No final, vender com ética é isto: preferir uma verdade desconfortável a uma mentira reconfortante; escolher relações duradouras em vez de vitórias vazias; saber que, no fundo, não vendemos só um produto – vendemos também o nosso caráter, mesmo que ninguém o mencione ou esteja a ver. Ética é capaz de ser vender o que não se vê, embora se sinta.

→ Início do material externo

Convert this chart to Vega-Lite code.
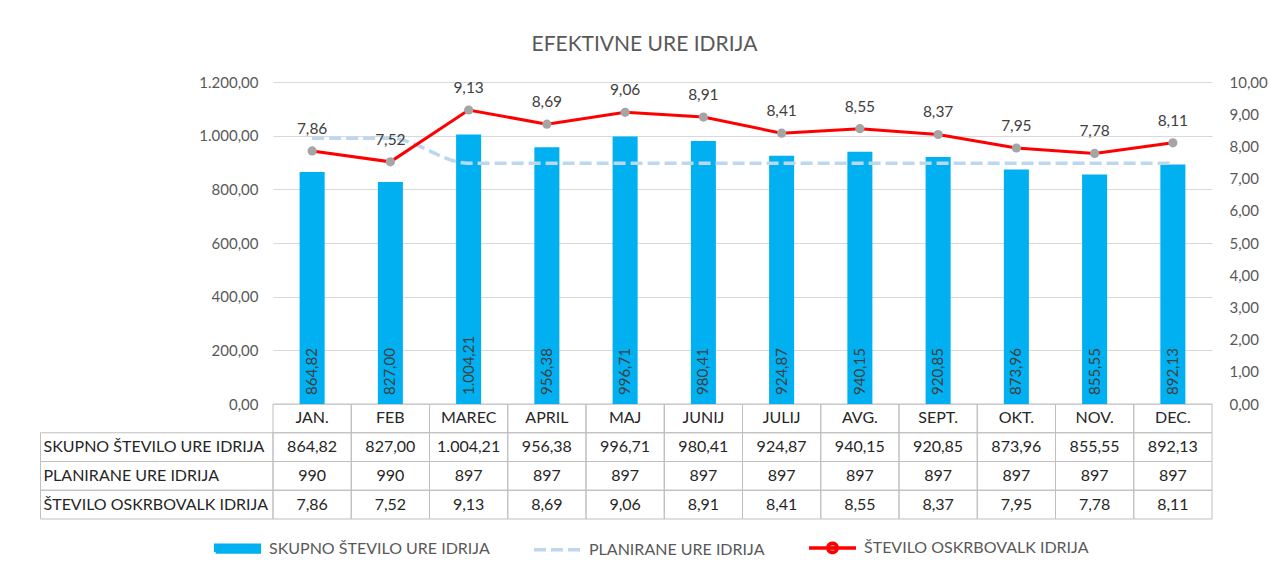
{
  "$schema": "https://vega.github.io/schema/vega-lite/v6.json",
  "width": 939,
  "height": 322,
  "autosize": {"type": "none"},
  "padding": {"left": 273, "top": 82, "right": 58, "bottom": 162},
  "background": "white",
  "title": {
    "text": "EFEKTIVNE URE IDRIJA",
    "font": "Lato",
    "fontSize": 21,
    "fontWeight": "normal",
    "color": "#595959",
    "anchor": "middle",
    "frame": "group",
    "dx": -98,
    "offset": 20
  },
  "config": {
    "font": "Lato",
    "view": {"stroke": null},
    "legend": {"symbolFillColor": "transparent"},
    "locale": {
      "number": {"decimal": ",", "thousands": ".", "grouping": [3], "currency": ["", " €"]}
    }
  },
  "datasets": {
    "mesci": [
      {"mesec": "JAN.", "skupno": 864.82, "planirane": 990, "oskrb": 7.86},
      {"mesec": "FEB", "skupno": 827.00, "planirane": 990, "oskrb": 7.52},
      {"mesec": "MAREC", "skupno": 1004.21, "planirane": 897, "oskrb": 9.13},
      {"mesec": "APRIL", "skupno": 956.38, "planirane": 897, "oskrb": 8.69},
      {"mesec": "MAJ", "skupno": 996.71, "planirane": 897, "oskrb": 9.06},
      {"mesec": "JUNIJ", "skupno": 980.41, "planirane": 897, "oskrb": 8.91},
      {"mesec": "JULIJ", "skupno": 924.87, "planirane": 897, "oskrb": 8.41},
      {"mesec": "AVG.", "skupno": 940.15, "planirane": 897, "oskrb": 8.55},
      {"mesec": "SEPT.", "skupno": 920.85, "planirane": 897, "oskrb": 8.37},
      {"mesec": "OKT.", "skupno": 873.96, "planirane": 897, "oskrb": 7.95},
      {"mesec": "NOV.", "skupno": 855.55, "planirane": 897, "oskrb": 7.78},
      {"mesec": "DEC.", "skupno": 892.13, "planirane": 897, "oskrb": 8.11}
    ],
    "serije": [
      {"kljuc": "skupno", "naziv": "SKUPNO ŠTEVILO URE IDRIJA"},
      {"kljuc": "planirane", "naziv": "PLANIRANE URE IDRIJA"},
      {"kljuc": "oskrb", "naziv": "ŠTEVILO OSKRBOVALK IDRIJA"}
    ]
  },
  "resolve": {"scale": {"x": "independent", "y": "independent"}},
  "layer": [
    {
      "data": {"name": "serije"},
      "mark": {"type": "point", "filled": true, "opacity": 0, "strokeWidth": 3.5},
      "encoding": {
        "fill": {
          "field": "naziv", "type": "nominal",
          "scale": {"domain": ["SKUPNO ŠTEVILO URE IDRIJA", "PLANIRANE URE IDRIJA", "ŠTEVILO OSKRBOVALK IDRIJA"], "range": ["#00B0F0", "transparent", "#A5A5A5"]},
          "legend": {
            "orient": "none", "legendX": -61, "legendY": 440, "direction": "horizontal",
            "title": null, "symbolSize": 2209, "symbolOpacity": 1, "symbolStrokeWidth": 3.5,
            "labelFont": "Lato", "labelFontSize": 16, "labelColor": "#595959", "labelLimit": 400,
            "labelOffset": 6, "columnPadding": 37
          }
        },
        "stroke": {
          "field": "naziv", "type": "nominal",
          "scale": {"domain": ["SKUPNO ŠTEVILO URE IDRIJA", "PLANIRANE URE IDRIJA", "ŠTEVILO OSKRBOVALK IDRIJA"], "range": ["#00B0F0", "#BDD7EE", "#FF0000"]}
        },
        "shape": {
          "field": "naziv", "type": "nominal",
          "scale": {"domain": ["SKUPNO ŠTEVILO URE IDRIJA", "PLANIRANE URE IDRIJA", "ŠTEVILO OSKRBOVALK IDRIJA"], "range": ["M-0.93,-0.14H0.93V0.14H-0.93Z", "M-1,0H1", "M-1,0H1M0.2,0A0.2,0.2,0,1,1,-0.2,0A0.2,0.2,0,1,1,0.2,0"]}
        },
        "strokeDash": {
          "field": "naziv", "type": "nominal",
          "scale": {"domain": ["SKUPNO ŠTEVILO URE IDRIJA", "PLANIRANE URE IDRIJA", "ŠTEVILO OSKRBOVALK IDRIJA"], "range": [[1, 0], [12, 5], [1, 0]]}
        }
      }
    },
    {
      "data": {"name": "mesci"},
      "transform": [{"fold": ["skupno", "planirane", "oskrb"], "as": ["kljuc", "vrednost"]}],
      "mark": {"type": "rect", "fillOpacity": 0, "stroke": "#BFBFBF", "strokeWidth": 1},
      "encoding": {
        "x": {"field": "mesec", "type": "nominal", "sort": null, "axis": null,
              "scale": {"type": "band", "domain": ["JAN.", "FEB", "MAREC", "APRIL", "MAJ", "JUNIJ", "JULIJ", "AVG.", "SEPT.", "OKT.", "NOV.", "DEC."], "paddingInner": 0, "paddingOuter": 0}},
        "y": {"field": "kljuc", "type": "nominal", "axis": null,
              "scale": {"type": "band", "domain": ["hdr", "skupno", "planirane", "oskrb"], "range": [322, 437], "paddingInner": 0, "paddingOuter": 0}}
      }
    },
    {
      "data": {"name": "mesci"},
      "mark": {"type": "rect", "fillOpacity": 0, "stroke": "#BFBFBF", "strokeWidth": 1},
      "encoding": {
        "x": {"field": "mesec", "type": "nominal", "sort": null, "axis": null,
              "scale": {"type": "band", "domain": ["JAN.", "FEB", "MAREC", "APRIL", "MAJ", "JUNIJ", "JULIJ", "AVG.", "SEPT.", "OKT.", "NOV.", "DEC."], "paddingInner": 0, "paddingOuter": 0}},
        "y": {"datum": "hdr", "type": "nominal", "axis": null,
              "scale": {"type": "band", "domain": ["hdr", "skupno", "planirane", "oskrb"], "range": [322, 437], "paddingInner": 0, "paddingOuter": 0}}
      }
    },
    {
      "data": {"name": "serije"},
      "mark": {"type": "rect", "fillOpacity": 0, "stroke": "#BFBFBF", "strokeWidth": 1},
      "encoding": {
        "x": {"datum": "lbl", "type": "nominal", "axis": null,
              "scale": {"type": "band", "domain": ["lbl"], "range": [-232.5, 0], "paddingInner": 0, "paddingOuter": 0}},
        "y": {"field": "kljuc", "type": "nominal", "axis": null,
              "scale": {"type": "band", "domain": ["hdr", "skupno", "planirane", "oskrb"], "range": [322, 437], "paddingInner": 0, "paddingOuter": 0}}
      }
    },
    {
      "data": {"name": "mesci"},
      "mark": {"type": "bar", "color": "#00B0F0", "width": {"band": 0.32}},
      "encoding": {
        "x": {"field": "mesec", "type": "nominal", "sort": null, "axis": null,
              "scale": {"type": "band", "domain": ["JAN.", "FEB", "MAREC", "APRIL", "MAJ", "JUNIJ", "JULIJ", "AVG.", "SEPT.", "OKT.", "NOV.", "DEC."], "paddingInner": 0, "paddingOuter": 0}},
        "y": {"field": "skupno", "type": "quantitative",
              "scale": {"domain": [0, 1200], "nice": false},
              "axis": {"orient": "left", "values": [0, 200, 400, 600, 800, 1000, 1200], "format": ",.2f",
                       "grid": true, "gridColor": "#D9D9D9", "gridWidth": 1, "domain": false, "ticks": false,
                       "labelPadding": 15, "labelFont": "Lato", "labelFontSize": 15, "labelColor": "#595959", "title": null}}
      }
    },
    {
      "data": {"name": "mesci"},
      "mark": {"type": "line", "stroke": "#BDD7EE", "strokeWidth": 3.5, "strokeDash": [12, 5], "interpolate": "monotone"},
      "encoding": {
        "x": {"field": "mesec", "type": "nominal", "sort": null, "axis": null,
              "scale": {"type": "point", "domain": ["JAN.", "FEB", "MAREC", "APRIL", "MAJ", "JUNIJ", "JULIJ", "AVG.", "SEPT.", "OKT.", "NOV.", "DEC."], "padding": 0.5}},
        "y": {"field": "planirane", "type": "quantitative", "scale": {"domain": [0, 1200], "nice": false}, "axis": null}
      }
    },
    {
      "data": {"name": "mesci"},
      "mark": {"type": "line", "stroke": "#FF0000", "strokeWidth": 3},
      "encoding": {
        "x": {"field": "mesec", "type": "nominal", "sort": null, "axis": null,
              "scale": {"type": "point", "domain": ["JAN.", "FEB", "MAREC", "APRIL", "MAJ", "JUNIJ", "JULIJ", "AVG.", "SEPT.", "OKT.", "NOV.", "DEC."], "padding": 0.5}},
        "y": {"field": "oskrb", "type": "quantitative", "scale": {"domain": [0, 10], "nice": false},
              "axis": {"orient": "right", "values": [0, 1, 2, 3, 4, 5, 6, 7, 8, 9, 10], "format": ",.2f",
                       "grid": false, "domain": false, "ticks": false,
                       "labelPadding": 17, "labelFont": "Lato", "labelFontSize": 15, "labelColor": "#595959", "title": null}}
      }
    },
    {
      "data": {"name": "mesci"},
      "mark": {"type": "point", "filled": true, "color": "#A5A5A5", "size": 85, "opacity": 1},
      "encoding": {
        "x": {"field": "mesec", "type": "nominal", "sort": null, "axis": null,
              "scale": {"type": "point", "domain": ["JAN.", "FEB", "MAREC", "APRIL", "MAJ", "JUNIJ", "JULIJ", "AVG.", "SEPT.", "OKT.", "NOV.", "DEC."], "padding": 0.5}},
        "y": {"field": "oskrb", "type": "quantitative", "scale": {"domain": [0, 10], "nice": false}, "axis": null}
      }
    },
    {
      "data": {"name": "mesci"},
      "mark": {"type": "text", "font": "Lato", "fontSize": 15.5, "color": "#404040", "baseline": "alphabetic", "dy": -17},
      "encoding": {
        "x": {"field": "mesec", "type": "nominal", "sort": null, "axis": null,
              "scale": {"type": "point", "domain": ["JAN.", "FEB", "MAREC", "APRIL", "MAJ", "JUNIJ", "JULIJ", "AVG.", "SEPT.", "OKT.", "NOV.", "DEC."], "padding": 0.5}},
        "y": {"field": "oskrb", "type": "quantitative", "scale": {"domain": [0, 10], "nice": false}, "axis": null},
        "text": {"field": "oskrb", "type": "quantitative", "format": ",.2f"}
      }
    },
    {
      "data": {"name": "mesci"},
      "mark": {"type": "text", "font": "Lato", "fontSize": 15, "color": "#404040", "angle": 270, "align": "left", "baseline": "middle", "dx": 9},
      "encoding": {
        "x": {"field": "mesec", "type": "nominal", "sort": null, "axis": null,
              "scale": {"type": "point", "domain": ["JAN.", "FEB", "MAREC", "APRIL", "MAJ", "JUNIJ", "JULIJ", "AVG.", "SEPT.", "OKT.", "NOV.", "DEC."], "padding": 0.5}},
        "y": {"datum": 0, "type": "quantitative", "scale": {"domain": [0, 1200], "nice": false}, "axis": null},
        "text": {"field": "skupno", "type": "quantitative", "format": ",.2f"}
      }
    },
    {
      "data": {"name": "mesci"},
      "mark": {"type": "text", "font": "Lato", "fontSize": 16, "color": "#262626", "baseline": "middle"},
      "encoding": {
        "x": {"field": "mesec", "type": "nominal", "sort": null, "axis": null,
              "scale": {"type": "band", "domain": ["JAN.", "FEB", "MAREC", "APRIL", "MAJ", "JUNIJ", "JULIJ", "AVG.", "SEPT.", "OKT.", "NOV.", "DEC."], "paddingInner": 0, "paddingOuter": 0}},
        "y": {"datum": "hdr", "type": "nominal", "axis": null,
              "scale": {"type": "band", "domain": ["hdr", "skupno", "planirane", "oskrb"], "range": [322, 437], "paddingInner": 0, "paddingOuter": 0}},
        "text": {"field": "mesec", "type": "nominal"}
      }
    },
    {
      "data": {"name": "mesci"},
      "mark": {"type": "text", "font": "Lato", "fontSize": 16, "color": "#262626", "baseline": "middle"},
      "encoding": {
        "x": {"field": "mesec", "type": "nominal", "sort": null, "axis": null,
              "scale": {"type": "band", "domain": ["JAN.", "FEB", "MAREC", "APRIL", "MAJ", "JUNIJ", "JULIJ", "AVG.", "SEPT.", "OKT.", "NOV.", "DEC."], "paddingInner": 0, "paddingOuter": 0}},
        "y": {"datum": "skupno", "type": "nominal", "axis": null,
              "scale": {"type": "band", "domain": ["hdr", "skupno", "planirane", "oskrb"], "range": [322, 437], "paddingInner": 0, "paddingOuter": 0}},
        "text": {"field": "skupno", "type": "quantitative", "format": ",.2f"}
      }
    },
    {
      "data": {"name": "mesci"},
      "mark": {"type": "text", "font": "Lato", "fontSize": 16, "color": "#262626", "baseline": "middle"},
      "encoding": {
        "x": {"field": "mesec", "type": "nominal", "sort": null, "axis": null,
              "scale": {"type": "band", "domain": ["JAN.", "FEB", "MAREC", "APRIL", "MAJ", "JUNIJ", "JULIJ", "AVG.", "SEPT.", "OKT.", "NOV.", "DEC."], "paddingInner": 0, "paddingOuter": 0}},
        "y": {"datum": "planirane", "type": "nominal", "axis": null,
              "scale": {"type": "band", "domain": ["hdr", "skupno", "planirane", "oskrb"], "range": [322, 437], "paddingInner": 0, "paddingOuter": 0}},
        "text": {"field": "planirane", "type": "quantitative", "format": ",.0f"}
      }
    },
    {
      "data": {"name": "mesci"},
      "mark": {"type": "text", "font": "Lato", "fontSize": 16, "color": "#262626", "baseline": "middle"},
      "encoding": {
        "x": {"field": "mesec", "type": "nominal", "sort": null, "axis": null,
              "scale": {"type": "band", "domain": ["JAN.", "FEB", "MAREC", "APRIL", "MAJ", "JUNIJ", "JULIJ", "AVG.", "SEPT.", "OKT.", "NOV.", "DEC."], "paddingInner": 0, "paddingOuter": 0}},
        "y": {"datum": "oskrb", "type": "nominal", "axis": null,
              "scale": {"type": "band", "domain": ["hdr", "skupno", "planirane", "oskrb"], "range": [322, 437], "paddingInner": 0, "paddingOuter": 0}},
        "text": {"field": "oskrb", "type": "quantitative", "format": ",.2f"}
      }
    },
    {
      "data": {"name": "serije"},
      "mark": {"type": "text", "font": "Lato", "fontSize": 16, "color": "#262626", "baseline": "middle", "align": "left", "dx": 3},
      "encoding": {
        "x": {"datum": "lbl", "type": "nominal", "axis": null, "bandPosition": 0,
              "scale": {"type": "band", "domain": ["lbl"], "range": [-232.5, 0], "paddingInner": 0, "paddingOuter": 0}},
        "y": {"field": "kljuc", "type": "nominal", "axis": null,
              "scale": {"type": "band", "domain": ["hdr", "skupno", "planirane", "oskrb"], "range": [322, 437], "paddingInner": 0, "paddingOuter": 0}},
        "text": {"field": "naziv", "type": "nominal"}
      }
    }
  ]
}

1Quem vende a todo o custo vive do agora; quem vende com ética vive do depois: “A pressa de fechar hoje é muitas vezes um problema para justificar amanhã.”
2Se não compraria o que vende, talvez não deva vendê-lo: “Se não punha no seu carrinho, porque põe no carrinho do cliente?”
3Vendas fáceis com promessas vagas criam problemas difíceis com clientes céticos: “Quanto mais fácil a venda, maior o risco de o cliente voltar… mas com um advogado.”
4O cliente não precisa de ser convencido; precisa de ser compreendido e de convencer-se: “Convencer até é barato. Fazer o cliente pensar por si e chegar ao sim, isso é vender com ética.”
5Sentido de urgência sem verdade é uma espécie de chantagem disfarçada: “Se usa o medo como motor de vendas, não é um vendedor, mas um manipulador de colarinho branco.”
6A confiança não é criada com palavras; é criada com o que se evita esconder: “O cliente confia mais no que não diz do que no que repete em PowerPoint.”
7A ética não atrasa o processo; filtra é os maus negócios – “Fechar um mau negócio não é fechar… é abrir um problema com uma fatura pesada no futuro.”
8O maior ativo de um vendedor não é a técnica, é a reputação: “A técnica mete-o na reunião. A reputação mete-o no orçamento/contrato.”
9

O cliente esquece o preço, mas nunca esquece como se sentiu: “Fechou o negócio, mas o que é que ele conta sobre si a outros?”

10

O sucesso sustentável não se mede em fechos, mede-se na recorrência das compras: “Fechar uma vez pode ser fácil. Difícil é alguém querer comprar outra vez… e falar bem de si enquanto paga.”


Pense nisto com ética, se for esse o seu desejo!